Le blog de Mgr Claude DAGENS

COMMUNIER AU CHRIST. Homélie lors de la célébration du Jeudi Saint, à Saint-André d'Angoulême, le 5 avril 2012

10 Avril 2012 Publié dans #Homélies

           « La nuit même où il était livré, Jésus prit du pain, puis, ayant rendu grâce, il le rompit, et dit : “Ceci est mon corps, qui est pour vous. Vous ferez cela en mémoire de moi.” Après le repas, il fit de même avec la coupe, en disant : “Cette coupe est la nouvelle Alliance en mon sang. Chaque fois que vous en boirez, faites cela en mémoire de moi.” »

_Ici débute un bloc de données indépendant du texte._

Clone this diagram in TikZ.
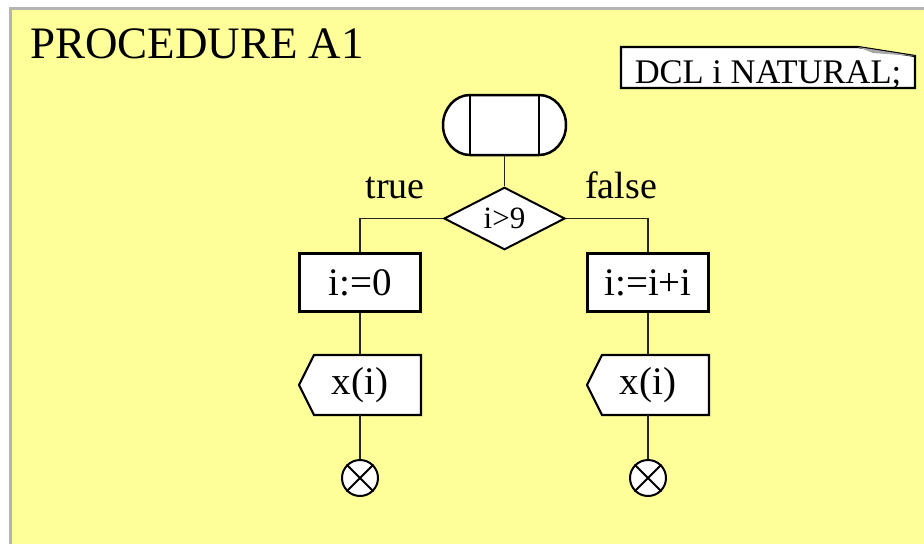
\documentclass[tikz,border=0pt]{standalone}
\usepackage{fontspec}
\setmainfont{Liberation Serif}
\usetikzlibrary{shapes.geometric,backgrounds,calc}
\definecolor{bgyellow}{HTML}{FFFF99}
\definecolor{framegray}{HTML}{B4B4B4}
\begin{document}
\begin{tikzpicture}[x=1pt,y=-1pt,
  conn/.style={line width=1.2pt, draw=black!85},
  procbox/.style={draw, line width=2.8pt, fill=white, minimum width=121pt,
    minimum height=58pt, inner sep=0pt, font=\fontsize{39}{39}\selectfont},
  sigbox/.style={draw=none, minimum width=122pt, minimum height=60pt,
    inner sep=0pt, outer sep=0pt, font=\fontsize{39}{39}\selectfont},
  sigline/.style={draw, line width=2.2pt, fill=white, line join=miter},
  decision/.style={diamond, draw, line width=2pt, fill=white, minimum width=121pt,
    minimum height=59pt, inner sep=0pt, font=\fontsize{31}{31}\selectfont},
  endnode/.style={circle, draw, line width=2pt, fill=white, minimum size=36pt, inner sep=0pt},
  lbl/.style={font=\fontsize{38}{38}\selectfont, anchor=base, inner sep=0pt}]
\useasboundingbox (0,0) rectangle (924,544);

% title and declaration
\node[anchor=base west, inner sep=0pt, font=\fontsize{45}{45}\selectfont] (title) at (30,58) {PROCEDURE A1};
\node[inner sep=0pt, anchor=base, font=\fontsize{34.5}{34.5}\selectfont] (dcl) at (768,83) {DCL i NATURAL;};

% start symbol
\node[draw, line width=2.5pt, minimum width=69pt, minimum height=60pt, inner sep=0pt, outer sep=0pt] (start) at (504.5,125) {};

% decision
\node[decision] (dec) at (504.5,218.5) {i>9};

% assignment boxes
\node[procbox] (b1) at (360,282.5) {i:=0};
\node[procbox] (b2) at (648,282.5) {i:=i+i};

% output signals
\node[sigbox] (o1) at (360,385) {x(i)};
\node[sigbox] (o2) at (648,385) {x(i)};

% end circles
\node[endnode] (e1) at (360,478) {};
\node[endnode] (e2) at (648,478) {};
\foreach \e in {e1,e2}{
  \draw[line width=2pt] (\e.north west) -- (\e.south east);
  \draw[line width=2pt] (\e.north east) -- (\e.south west);
}

% labels
\node[lbl] (ltrue) at (395,198) {true};
\node[lbl] (lfalse) at (621,198) {false};

\begin{scope}[on background layer]
  \fill[bgyellow] (10.5,8.5) rectangle (924,544);
  \draw[framegray, line width=3pt] (10.5,544) -- (10.5,8.5) -- (924,8.5);
  % declaration box
  \draw[line width=2.2pt, fill=white, line join=miter] (621,47) -- (858,47) -- (915,56) -- (915,88) -- (621,88) -- cycle;
  \fill[black!35] (858,47) -- (915,56) -- (873,53) -- cycle;
  % start capsule ends
  \draw[line width=2.5pt, fill=white] (start.north west)
     arc[start angle=90, end angle=270, x radius=27pt, y radius=30pt]
     -- (start.south east)
     arc[start angle=-90, end angle=90, x radius=27pt, y radius=30pt] -- cycle;
  % signal outlines
  \foreach \o in {o1,o2}{
    \draw[sigline] (\o.north east) -- ($(\o.north west)+(15,0)$) -- (\o.west)
       -- ($(\o.south west)+(15,0)$) -- (\o.south east) -- cycle;
  }
  % connectors
  \draw[conn] (start.south) -- (dec.north);
  \draw[conn] (dec.west) -| (b1.north);
  \draw[conn] (dec.east) -| (b2.north);
  \draw[conn] (b1.south) -- (o1.north);
  \draw[conn] (b2.south) -- (o2.north);
  \draw[conn] (o1.south) -- (e1.north);
  \draw[conn] (o2.south) -- (e2.north);
\end{scope}
\end{tikzpicture}
\end{document}
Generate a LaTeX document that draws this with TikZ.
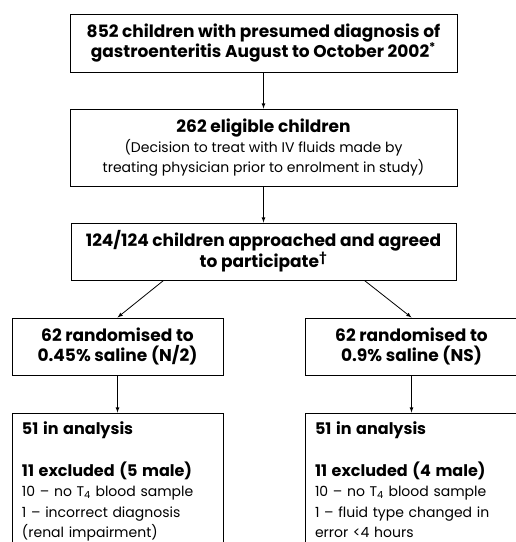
\documentclass[tikz,border=0pt]{standalone}
\usepackage{fontspec}
\setmainfont{Poppins}
\usetikzlibrary{positioning}
\newcommand{\headline}[1]{{\fontsize{17}{21}\selectfont\bfseries #1}}
\newcommand{\listhead}[1]{{\fontsize{16}{20.5}\selectfont\bfseries #1}}

\begin{document}
\begin{tikzpicture}[x=1pt, y=1pt, >=latex, every node/.style={font=\fontsize{14}{20}\selectfont},
box/.style={draw, line width=1pt, align=center, inner sep=0pt, minimum width=211pt},
listbox/.style={draw, line width=1pt, align=left, inner xsep=10pt, inner ysep=9pt, text width=191pt, anchor=north,
font=\fontsize{14}{20.5}\selectfont}]
\useasboundingbox (0,0) rectangle (516,-542);
\clip (0,0) rectangle (516,-542);
\node[box, minimum width=387pt, minimum height=58pt] (screened) at (263.5,-43)
{\headline{852 children with presumed diagnosis of}\\\headline{gastroenteritis August to October 2002\textsuperscript{*}}};
\node[box, minimum width=387pt, minimum height=77pt, below=36pt of screened] (eligible)
{\headline{262 eligible children}\\(Decision to treat with IV fluids made by\\treating physician prior to enrolment in study)};
\node[box, minimum width=385pt, minimum height=57pt, below=36pt of eligible] (agreed)
{\headline{124/124 children approached and agreed}\\\headline{to participate\textsuperscript{†}}};
\node[box, minimum height=57pt, below=37pt of agreed, xshift=-146pt] (half)
{\headline{62 randomised to}\\\headline{0.45\% saline (N/2)}};
\node[box, minimum width=213pt, minimum height=57pt, below=37pt of agreed, xshift=148pt] (normal)
{\headline{62 randomised to}\\\headline{0.9\% saline (NS)}};
\node[listbox, below=37pt of half] (halfout)
{\listhead{51 in analysis}\\[21pt]\listhead{11 excluded (5 male)}\\10 -- no T\textsubscript{4} blood sample\\1 -- incorrect diagnosis\\(renal impairment)\\[40pt]\mbox{}};
\node[listbox, text width=193pt, below=37pt of normal] (normalout)
{\listhead{51 in analysis}\\[21pt]\listhead{11 excluded (4 male)}\\10 -- no T\textsubscript{4} blood sample\\1 -- fluid type changed in\\error <4 hours\\[40pt]\mbox{}};
\draw[->, line width=0.8pt] (screened) -- (eligible);
\draw[->, line width=0.8pt] (eligible) -- (agreed);
\draw[->, line width=0.8pt] ([xshift=-100pt]agreed.south) -- (half.north);
\draw[->, line width=0.8pt] ([xshift=101pt]agreed.south) -- (normal.north);
\draw[->, line width=0.8pt] (half) -- (halfout);
\draw[->, line width=0.8pt] (normal) -- (normalout);
\end{tikzpicture}
\end{document}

            Jésus est fidèle au rite juif du repas pascal, qui est le mémorial de la Pâque, de ce geste par lequel Dieu a libéré son peuple de l’esclavage en Égypte et l’a guidé vers la Terre promise. Jésus accomplit les gestes de la Pâque juive, mais en rompant le pain et en distribuant la coupe de vin, il crée pour toujours cette réalité nouvelle que nous appelons l’Eucharistie. Par ce geste étonnant, il devance les événements du lendemain : il va être livré à ses ennemis, mais ce soir-là, cette nuit-là, il a déjà comme vaincu la mort qui va le briser en faisant que ce pain et ce vin deviennent les signes réels de son sacrifice, de sa Passion et de sa Pâque.

         Jeudi saint 1   Sur le moment même, dans l’émotion de ce dernier repas, les apôtres n’ont pas compris. Comme Simon-Pierre, lorsque Jésus s’est agenouillé à ses pieds pour les laver et les essuyer. Ce geste fraternel, qui exprime une amitié et un don sans limites, Simon-Pierre n’en veut pas. Il refuse cet abaissement de Jésus, le Seigneur et le Maître. Il n’imagine pas qu’en Jésus, Dieu lui-même puisse s’abaisser à ce point, au risque d’être vaincu par les hommes.

            « Tu comprendras plus tard », lui a dit alors Jésus. Et il est vrai que nous comprenons souvent plus tard des événements, dont l’importance nous dépasse. Pas seulement en revenant sur le passé, mais en percevant aujourd’hui, d’une autre manière, ce que nous avons vécu il y a des mois ou des années, en ne sachant pas dépasser les apparences.

            Et le geste fondateur de l’Eucharistie a de quoi étonner. Et c’est pourquoi il ne peut jamais être facile. Cette lamelle de pain que nous mangeons, qui entre en nous comme une nourriture, c’est le Christ vivant, qui accepte non seulement de demeurer au milieu de nous, mais d’être reçu en nous, et jusque dans nos corps. Et si nous acceptons de communier ainsi au Christ, alors nous acceptons de devenir des membres de son Corps.Jeudi saint 2

         Car l’Eucharistie fait l’Église, elle fait de l’Église le corps du Christ, non pas une juxtaposition d’individus qui s’ignorent, mais un ensemble vivant dont le Christ est le cœur et la tête. Communier au Christ, c’est donc accepter que la force du don dont Jésus est porteur se diffuse en nous et entre nous, et que nous apprenions à nous reconnaître les uns les autres comme reliés dans le même Corps.

            Je vous assure que les nouveaux baptisés, quand ils communient pour la première fois, après avoir reçu le baptême, comprennent cela : cette incorporation mystérieuse à une réalité qui nous dépasse et qui nous empêche de nous replier sur nous-mêmes.

            Peut-être même que la présence parmi nous de personnes divorcées qui ne communient pas au Corps du Christ et qui en souffrent nous rappellent à tous que l’Eucharistie ne peut jamais être une formalité ou un acte automatique.

            Et il est bon que, dans la vie ordinaire de nos paroisses, l’adoration du Christ de l’Eucharistie, silencieuse et paisible, retrouve toute sa place : tout être humain a accès à cette présence réelle et cachée, à cette Alliance qui vient tout renouveler de notre humanité.

            « C’est un exemple que je vous ai donné afin que vous fassiez vous aussi comme j’ai fait pour vous. » L’Eucharistie que crée le Christ appelle les gestes du service fraternel, les gestes de l’accueil mutuel, de l’attention, de la bienveillance, du pardon. L’Eucharistie nous appelle et nous apprend à vivre de la Charité du Christ. Le sacrement reçu exige cette pratique d’une fraternité réelle, qui n’est pas du sentiment, mais un engagement, comme Celui qu’a pris Jésus, à travers le geste du pain rompu, signe de son corps livré pour nous et pour que nous vivions de ce don.